In 1964, Buck created a new organization, the Pearl S. Buck Foundation, to serve the needs of children in Asia. A thriving organization to this day, the Foundation ranks among Bucks' most important legacies.
"More than anybody else through 1950... Pearl Buck defined Asia for American readers and many European readers."
-Peter Conn, Philadelphia Inquirer, June 26, 1992
Pearl Sydenstricker lived in China until she was seventeen years old. Immersed in Asian culture, Pearl delighted most of all in the folktales her nurse told her. Raised in this bicultural environment, Pearl Buck was capable of comprehending and appreciating both Chinese and American culture.
Buck's most important literary portrait of China was The Good Earth, for which she received the Pulitzer Prize in 1932. Together with Fighting Angel and The Exile (biographies of Buck's father and mother), she was awarded the Nobel Prize in literature in 1938 "for rich and genuine epic portrayals of Chinese peasant life, and for masterpieces of biography."

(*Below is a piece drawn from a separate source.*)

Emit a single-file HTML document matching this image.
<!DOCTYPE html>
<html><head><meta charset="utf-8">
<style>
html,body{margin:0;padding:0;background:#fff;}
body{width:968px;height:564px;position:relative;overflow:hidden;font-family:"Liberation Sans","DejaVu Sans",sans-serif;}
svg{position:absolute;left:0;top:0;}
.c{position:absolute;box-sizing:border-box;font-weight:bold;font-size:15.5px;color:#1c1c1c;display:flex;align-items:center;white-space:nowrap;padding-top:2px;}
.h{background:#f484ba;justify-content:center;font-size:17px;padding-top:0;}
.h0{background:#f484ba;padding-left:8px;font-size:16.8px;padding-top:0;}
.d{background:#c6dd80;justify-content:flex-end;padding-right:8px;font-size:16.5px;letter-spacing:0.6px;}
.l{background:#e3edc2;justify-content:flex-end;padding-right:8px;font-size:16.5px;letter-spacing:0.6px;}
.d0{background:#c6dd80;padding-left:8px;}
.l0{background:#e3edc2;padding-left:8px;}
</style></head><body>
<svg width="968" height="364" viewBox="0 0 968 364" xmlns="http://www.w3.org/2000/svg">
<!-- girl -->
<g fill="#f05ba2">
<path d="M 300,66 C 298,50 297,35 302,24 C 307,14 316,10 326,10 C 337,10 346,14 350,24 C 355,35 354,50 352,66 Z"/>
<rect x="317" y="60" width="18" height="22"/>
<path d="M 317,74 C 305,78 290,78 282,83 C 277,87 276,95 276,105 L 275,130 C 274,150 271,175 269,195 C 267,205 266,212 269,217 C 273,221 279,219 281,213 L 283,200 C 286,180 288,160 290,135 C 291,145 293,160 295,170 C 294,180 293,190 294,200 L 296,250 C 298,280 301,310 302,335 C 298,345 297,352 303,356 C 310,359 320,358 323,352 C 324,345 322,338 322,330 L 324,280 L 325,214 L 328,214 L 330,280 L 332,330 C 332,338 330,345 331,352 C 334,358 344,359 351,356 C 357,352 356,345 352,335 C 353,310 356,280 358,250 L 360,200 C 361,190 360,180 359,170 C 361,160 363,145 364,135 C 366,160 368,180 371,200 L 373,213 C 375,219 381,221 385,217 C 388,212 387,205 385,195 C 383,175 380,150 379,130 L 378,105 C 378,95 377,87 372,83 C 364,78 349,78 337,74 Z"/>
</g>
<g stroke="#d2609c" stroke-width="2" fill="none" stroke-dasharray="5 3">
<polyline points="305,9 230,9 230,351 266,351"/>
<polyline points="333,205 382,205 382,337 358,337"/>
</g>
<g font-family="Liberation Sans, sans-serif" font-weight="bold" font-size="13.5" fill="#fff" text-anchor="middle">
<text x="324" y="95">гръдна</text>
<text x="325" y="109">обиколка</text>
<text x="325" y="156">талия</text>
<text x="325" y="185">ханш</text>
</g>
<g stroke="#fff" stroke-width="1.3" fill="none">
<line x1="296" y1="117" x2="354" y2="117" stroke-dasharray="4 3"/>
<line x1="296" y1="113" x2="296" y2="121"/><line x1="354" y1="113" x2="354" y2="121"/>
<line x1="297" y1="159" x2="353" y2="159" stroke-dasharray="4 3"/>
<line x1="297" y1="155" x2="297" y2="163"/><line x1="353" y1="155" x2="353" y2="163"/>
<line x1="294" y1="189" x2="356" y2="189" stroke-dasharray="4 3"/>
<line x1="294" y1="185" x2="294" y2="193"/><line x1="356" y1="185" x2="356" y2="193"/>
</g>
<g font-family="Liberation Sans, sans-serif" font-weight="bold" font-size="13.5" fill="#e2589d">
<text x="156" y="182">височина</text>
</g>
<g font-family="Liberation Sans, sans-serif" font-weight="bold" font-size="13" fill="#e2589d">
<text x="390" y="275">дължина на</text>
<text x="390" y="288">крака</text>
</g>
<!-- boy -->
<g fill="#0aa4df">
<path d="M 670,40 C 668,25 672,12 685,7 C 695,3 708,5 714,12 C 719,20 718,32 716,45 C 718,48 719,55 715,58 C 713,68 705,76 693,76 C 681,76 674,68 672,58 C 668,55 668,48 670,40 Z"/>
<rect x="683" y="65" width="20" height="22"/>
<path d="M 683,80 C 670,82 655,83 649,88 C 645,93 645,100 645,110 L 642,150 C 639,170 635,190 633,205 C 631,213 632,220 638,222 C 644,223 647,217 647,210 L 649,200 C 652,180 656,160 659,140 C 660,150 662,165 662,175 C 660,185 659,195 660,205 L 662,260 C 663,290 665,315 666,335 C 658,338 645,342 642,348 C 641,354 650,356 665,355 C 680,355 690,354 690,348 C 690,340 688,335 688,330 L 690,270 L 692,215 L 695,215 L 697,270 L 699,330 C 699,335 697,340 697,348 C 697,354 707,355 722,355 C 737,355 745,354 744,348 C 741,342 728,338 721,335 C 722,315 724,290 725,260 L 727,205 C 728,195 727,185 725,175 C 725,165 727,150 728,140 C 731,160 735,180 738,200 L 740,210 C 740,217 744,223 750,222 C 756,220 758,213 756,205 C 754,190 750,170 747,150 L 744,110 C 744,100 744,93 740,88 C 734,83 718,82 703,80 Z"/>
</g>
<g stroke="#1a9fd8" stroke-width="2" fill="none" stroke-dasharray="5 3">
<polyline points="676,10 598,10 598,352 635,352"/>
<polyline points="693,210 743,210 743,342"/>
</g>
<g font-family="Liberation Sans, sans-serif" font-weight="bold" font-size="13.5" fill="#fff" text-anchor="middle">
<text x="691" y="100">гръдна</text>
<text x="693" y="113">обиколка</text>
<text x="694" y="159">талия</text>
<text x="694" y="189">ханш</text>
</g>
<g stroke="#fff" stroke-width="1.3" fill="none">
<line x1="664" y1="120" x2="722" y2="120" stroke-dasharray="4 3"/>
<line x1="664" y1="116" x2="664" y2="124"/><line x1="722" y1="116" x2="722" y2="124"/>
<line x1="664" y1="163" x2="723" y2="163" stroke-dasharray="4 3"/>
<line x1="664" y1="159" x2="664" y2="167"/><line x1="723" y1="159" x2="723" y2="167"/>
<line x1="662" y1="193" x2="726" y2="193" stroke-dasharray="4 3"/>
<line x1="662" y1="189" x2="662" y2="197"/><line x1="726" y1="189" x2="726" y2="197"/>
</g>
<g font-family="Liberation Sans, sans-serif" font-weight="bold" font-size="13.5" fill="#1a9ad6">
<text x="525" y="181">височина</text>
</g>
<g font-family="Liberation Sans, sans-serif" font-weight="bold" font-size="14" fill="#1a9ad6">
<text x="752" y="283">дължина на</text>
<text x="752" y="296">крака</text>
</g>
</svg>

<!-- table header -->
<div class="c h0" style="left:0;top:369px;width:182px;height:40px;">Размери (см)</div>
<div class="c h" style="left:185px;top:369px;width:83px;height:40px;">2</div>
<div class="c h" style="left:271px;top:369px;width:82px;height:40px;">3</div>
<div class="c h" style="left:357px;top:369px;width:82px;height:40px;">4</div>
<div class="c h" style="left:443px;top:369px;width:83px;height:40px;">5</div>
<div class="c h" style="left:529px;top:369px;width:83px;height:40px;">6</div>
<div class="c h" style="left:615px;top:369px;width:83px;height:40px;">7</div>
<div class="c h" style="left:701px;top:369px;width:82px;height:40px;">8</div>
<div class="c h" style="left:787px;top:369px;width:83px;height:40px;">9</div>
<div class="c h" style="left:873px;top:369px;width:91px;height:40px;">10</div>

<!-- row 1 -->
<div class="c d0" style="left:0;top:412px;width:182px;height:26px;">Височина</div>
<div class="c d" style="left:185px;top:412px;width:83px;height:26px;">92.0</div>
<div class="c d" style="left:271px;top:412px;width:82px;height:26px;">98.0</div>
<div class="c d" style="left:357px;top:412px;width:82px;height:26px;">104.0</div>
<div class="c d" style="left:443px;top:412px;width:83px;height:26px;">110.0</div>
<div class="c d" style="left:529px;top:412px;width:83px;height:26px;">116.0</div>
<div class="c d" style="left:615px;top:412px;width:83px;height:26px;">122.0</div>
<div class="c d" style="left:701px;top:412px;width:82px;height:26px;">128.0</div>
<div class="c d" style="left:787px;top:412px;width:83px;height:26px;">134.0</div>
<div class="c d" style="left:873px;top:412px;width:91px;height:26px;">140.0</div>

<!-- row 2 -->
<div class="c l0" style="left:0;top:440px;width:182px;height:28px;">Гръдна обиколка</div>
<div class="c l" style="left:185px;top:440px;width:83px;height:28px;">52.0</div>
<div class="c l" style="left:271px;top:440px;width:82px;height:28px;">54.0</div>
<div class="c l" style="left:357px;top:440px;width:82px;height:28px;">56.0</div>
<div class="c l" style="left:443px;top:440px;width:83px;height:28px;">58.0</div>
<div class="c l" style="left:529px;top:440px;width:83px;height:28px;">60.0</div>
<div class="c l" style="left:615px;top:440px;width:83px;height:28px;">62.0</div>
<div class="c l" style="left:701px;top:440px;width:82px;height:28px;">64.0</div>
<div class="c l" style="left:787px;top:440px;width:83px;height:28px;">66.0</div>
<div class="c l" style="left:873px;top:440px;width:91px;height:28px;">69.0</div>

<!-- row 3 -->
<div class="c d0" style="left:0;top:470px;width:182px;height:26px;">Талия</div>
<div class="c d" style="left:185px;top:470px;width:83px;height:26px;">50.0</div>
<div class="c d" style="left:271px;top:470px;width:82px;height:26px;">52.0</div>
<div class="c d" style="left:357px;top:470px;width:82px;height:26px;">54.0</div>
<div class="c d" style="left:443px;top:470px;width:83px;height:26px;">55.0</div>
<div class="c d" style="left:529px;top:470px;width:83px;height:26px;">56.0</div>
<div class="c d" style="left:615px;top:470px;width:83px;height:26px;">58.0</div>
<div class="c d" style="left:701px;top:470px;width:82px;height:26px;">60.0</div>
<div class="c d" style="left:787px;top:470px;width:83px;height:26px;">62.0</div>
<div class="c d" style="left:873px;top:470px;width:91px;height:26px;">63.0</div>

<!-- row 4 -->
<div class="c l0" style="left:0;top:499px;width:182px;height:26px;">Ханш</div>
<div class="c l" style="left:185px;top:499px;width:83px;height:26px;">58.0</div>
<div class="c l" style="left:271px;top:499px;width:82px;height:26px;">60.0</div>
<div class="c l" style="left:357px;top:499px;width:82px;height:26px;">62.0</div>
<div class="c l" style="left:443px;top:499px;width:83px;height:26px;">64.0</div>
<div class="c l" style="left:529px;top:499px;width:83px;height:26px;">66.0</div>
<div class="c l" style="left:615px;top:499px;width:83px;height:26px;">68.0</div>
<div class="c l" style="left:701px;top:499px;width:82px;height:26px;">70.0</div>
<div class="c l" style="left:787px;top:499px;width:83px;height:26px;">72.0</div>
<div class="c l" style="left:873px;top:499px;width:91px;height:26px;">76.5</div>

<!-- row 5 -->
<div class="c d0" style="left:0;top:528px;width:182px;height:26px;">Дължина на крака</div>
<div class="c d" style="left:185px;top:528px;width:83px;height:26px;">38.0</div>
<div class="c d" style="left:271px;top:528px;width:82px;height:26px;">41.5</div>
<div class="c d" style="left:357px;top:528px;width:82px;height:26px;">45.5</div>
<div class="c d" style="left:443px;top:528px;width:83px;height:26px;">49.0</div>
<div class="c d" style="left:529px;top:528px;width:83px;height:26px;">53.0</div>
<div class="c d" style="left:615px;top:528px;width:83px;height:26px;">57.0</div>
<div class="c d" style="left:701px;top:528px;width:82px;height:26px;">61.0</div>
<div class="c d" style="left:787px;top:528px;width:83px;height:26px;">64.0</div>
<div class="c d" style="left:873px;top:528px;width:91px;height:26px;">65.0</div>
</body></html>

Through her diverse writings, which included fiction, folklore, biography, and children's tales, Buck offered a vividly descriptive and realistic portrait of life in Asia. Her work often concerns China's strain in changing from a traditional to a modern society and the socioeconomic hardships endured by Chinese peasants. Neglected for several decades, Buck's work appears to be undergoing a long overdue revival.